(Source code of charts)

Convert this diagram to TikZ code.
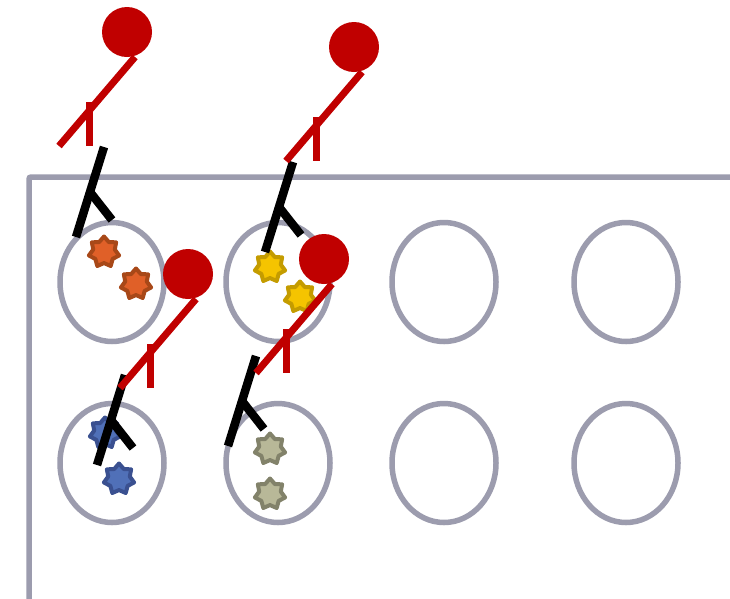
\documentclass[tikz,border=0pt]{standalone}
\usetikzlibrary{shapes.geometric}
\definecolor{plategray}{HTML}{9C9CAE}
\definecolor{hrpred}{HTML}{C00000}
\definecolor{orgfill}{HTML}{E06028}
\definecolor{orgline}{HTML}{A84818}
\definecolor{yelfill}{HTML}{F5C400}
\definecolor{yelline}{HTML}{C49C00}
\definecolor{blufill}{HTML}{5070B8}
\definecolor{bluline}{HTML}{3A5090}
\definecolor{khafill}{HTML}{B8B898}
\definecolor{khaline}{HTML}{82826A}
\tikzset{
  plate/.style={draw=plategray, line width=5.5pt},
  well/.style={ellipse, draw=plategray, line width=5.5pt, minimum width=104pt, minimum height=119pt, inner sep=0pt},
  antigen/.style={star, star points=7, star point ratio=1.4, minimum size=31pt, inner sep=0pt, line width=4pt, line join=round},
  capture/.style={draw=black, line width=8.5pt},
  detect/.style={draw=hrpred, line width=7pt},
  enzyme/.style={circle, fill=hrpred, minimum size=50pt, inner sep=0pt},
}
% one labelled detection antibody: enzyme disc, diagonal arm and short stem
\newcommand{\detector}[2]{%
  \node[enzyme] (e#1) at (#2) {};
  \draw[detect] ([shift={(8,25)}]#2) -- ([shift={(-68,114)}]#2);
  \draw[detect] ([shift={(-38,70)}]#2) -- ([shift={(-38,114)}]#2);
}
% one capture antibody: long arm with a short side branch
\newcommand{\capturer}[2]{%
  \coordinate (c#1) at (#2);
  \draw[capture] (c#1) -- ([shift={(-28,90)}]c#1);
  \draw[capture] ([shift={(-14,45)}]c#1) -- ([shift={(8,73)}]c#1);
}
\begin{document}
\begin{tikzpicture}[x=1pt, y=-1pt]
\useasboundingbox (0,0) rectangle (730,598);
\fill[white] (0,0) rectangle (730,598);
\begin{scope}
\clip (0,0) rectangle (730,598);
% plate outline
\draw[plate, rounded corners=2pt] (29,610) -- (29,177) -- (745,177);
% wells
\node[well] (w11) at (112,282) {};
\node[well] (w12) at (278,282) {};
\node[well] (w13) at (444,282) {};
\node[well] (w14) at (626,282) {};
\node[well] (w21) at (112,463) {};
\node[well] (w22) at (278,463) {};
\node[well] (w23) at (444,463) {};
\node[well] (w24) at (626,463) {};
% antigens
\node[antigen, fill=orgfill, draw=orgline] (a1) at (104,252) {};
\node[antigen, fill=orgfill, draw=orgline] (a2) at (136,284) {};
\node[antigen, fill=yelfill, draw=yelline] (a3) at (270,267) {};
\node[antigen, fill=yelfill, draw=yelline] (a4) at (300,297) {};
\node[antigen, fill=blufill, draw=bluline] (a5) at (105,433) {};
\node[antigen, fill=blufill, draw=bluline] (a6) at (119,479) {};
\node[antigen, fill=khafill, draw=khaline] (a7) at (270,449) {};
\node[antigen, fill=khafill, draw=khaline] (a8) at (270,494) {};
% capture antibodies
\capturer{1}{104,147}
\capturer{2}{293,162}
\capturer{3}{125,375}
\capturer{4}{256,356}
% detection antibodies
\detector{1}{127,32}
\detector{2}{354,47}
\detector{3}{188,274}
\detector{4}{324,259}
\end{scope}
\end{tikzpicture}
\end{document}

--

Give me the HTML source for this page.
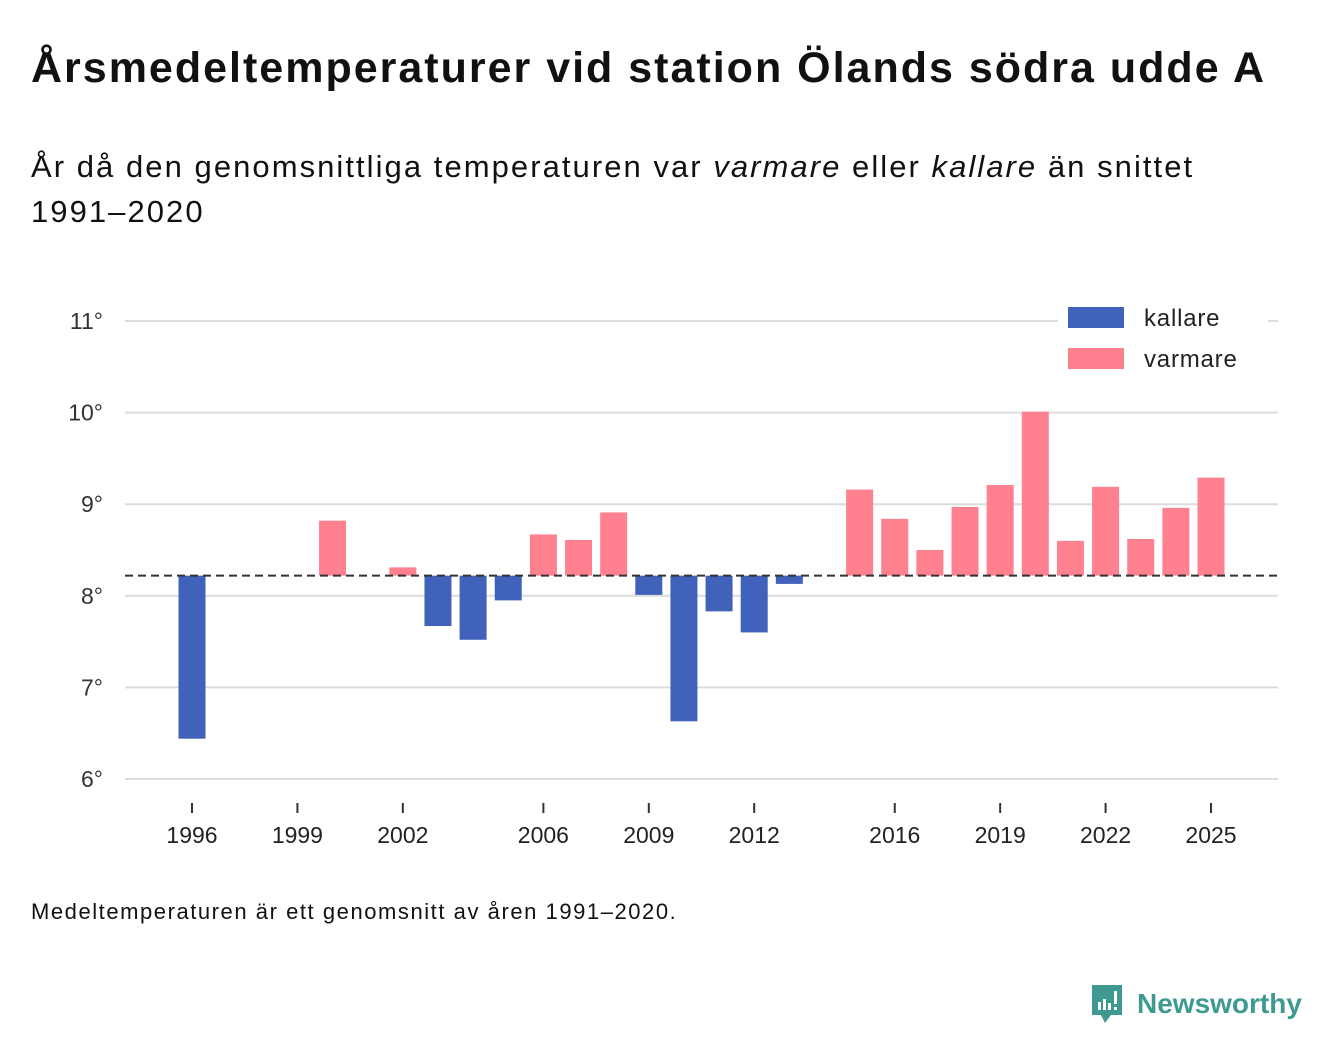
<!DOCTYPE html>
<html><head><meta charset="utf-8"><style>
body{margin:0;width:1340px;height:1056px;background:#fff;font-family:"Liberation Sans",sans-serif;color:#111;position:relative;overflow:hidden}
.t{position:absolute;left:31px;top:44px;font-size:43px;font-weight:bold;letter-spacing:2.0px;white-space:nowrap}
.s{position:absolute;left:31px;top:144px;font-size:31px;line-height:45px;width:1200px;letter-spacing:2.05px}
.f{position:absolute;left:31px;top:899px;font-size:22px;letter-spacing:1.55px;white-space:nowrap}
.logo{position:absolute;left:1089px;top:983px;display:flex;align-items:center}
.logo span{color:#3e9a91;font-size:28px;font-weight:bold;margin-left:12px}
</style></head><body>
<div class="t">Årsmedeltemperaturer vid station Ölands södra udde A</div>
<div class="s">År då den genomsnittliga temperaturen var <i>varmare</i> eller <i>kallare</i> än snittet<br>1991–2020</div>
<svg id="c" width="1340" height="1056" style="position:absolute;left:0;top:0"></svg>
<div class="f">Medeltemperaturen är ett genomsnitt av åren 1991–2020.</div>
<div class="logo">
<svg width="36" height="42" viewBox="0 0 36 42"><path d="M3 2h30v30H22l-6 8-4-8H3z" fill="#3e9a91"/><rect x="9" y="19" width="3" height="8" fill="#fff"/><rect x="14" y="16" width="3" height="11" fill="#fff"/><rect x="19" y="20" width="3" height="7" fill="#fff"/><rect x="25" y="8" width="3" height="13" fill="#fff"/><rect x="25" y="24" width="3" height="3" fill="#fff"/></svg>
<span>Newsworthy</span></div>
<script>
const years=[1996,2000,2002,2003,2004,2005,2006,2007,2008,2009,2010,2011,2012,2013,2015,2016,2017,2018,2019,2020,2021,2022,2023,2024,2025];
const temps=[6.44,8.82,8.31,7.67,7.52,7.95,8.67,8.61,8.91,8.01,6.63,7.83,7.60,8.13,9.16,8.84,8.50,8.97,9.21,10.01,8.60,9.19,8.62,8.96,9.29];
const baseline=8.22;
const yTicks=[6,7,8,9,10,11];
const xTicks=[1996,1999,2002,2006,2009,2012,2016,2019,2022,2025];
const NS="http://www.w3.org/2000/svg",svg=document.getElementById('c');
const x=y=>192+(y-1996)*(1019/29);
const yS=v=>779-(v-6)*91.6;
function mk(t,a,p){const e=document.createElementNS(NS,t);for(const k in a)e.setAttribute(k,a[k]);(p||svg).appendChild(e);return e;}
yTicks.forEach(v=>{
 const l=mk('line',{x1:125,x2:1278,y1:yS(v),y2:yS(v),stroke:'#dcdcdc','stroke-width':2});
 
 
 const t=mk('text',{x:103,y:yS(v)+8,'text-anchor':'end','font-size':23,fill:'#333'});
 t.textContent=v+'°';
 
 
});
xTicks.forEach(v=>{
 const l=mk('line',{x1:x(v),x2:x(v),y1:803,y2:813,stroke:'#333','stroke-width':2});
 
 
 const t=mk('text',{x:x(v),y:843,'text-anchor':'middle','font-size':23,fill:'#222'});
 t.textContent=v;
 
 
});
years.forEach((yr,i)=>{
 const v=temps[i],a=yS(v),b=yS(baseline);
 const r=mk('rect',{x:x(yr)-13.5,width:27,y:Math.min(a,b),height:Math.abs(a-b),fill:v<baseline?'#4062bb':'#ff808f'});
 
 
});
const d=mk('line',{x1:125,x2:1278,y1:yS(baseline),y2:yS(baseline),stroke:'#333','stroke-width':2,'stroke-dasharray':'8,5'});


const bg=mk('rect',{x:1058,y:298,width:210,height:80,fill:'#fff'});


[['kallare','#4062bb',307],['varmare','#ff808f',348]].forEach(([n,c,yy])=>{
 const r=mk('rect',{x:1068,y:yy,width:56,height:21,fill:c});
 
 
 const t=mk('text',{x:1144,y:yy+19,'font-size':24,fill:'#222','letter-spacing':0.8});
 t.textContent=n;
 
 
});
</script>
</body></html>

### [WRITTEN EXERCISE]
Using the listing above, pick out each line that contains the word "this", then copy it.

### [ANSWER TO THE TASK]
Convert this diagram to TikZ code.
Give me the HTML source for this page.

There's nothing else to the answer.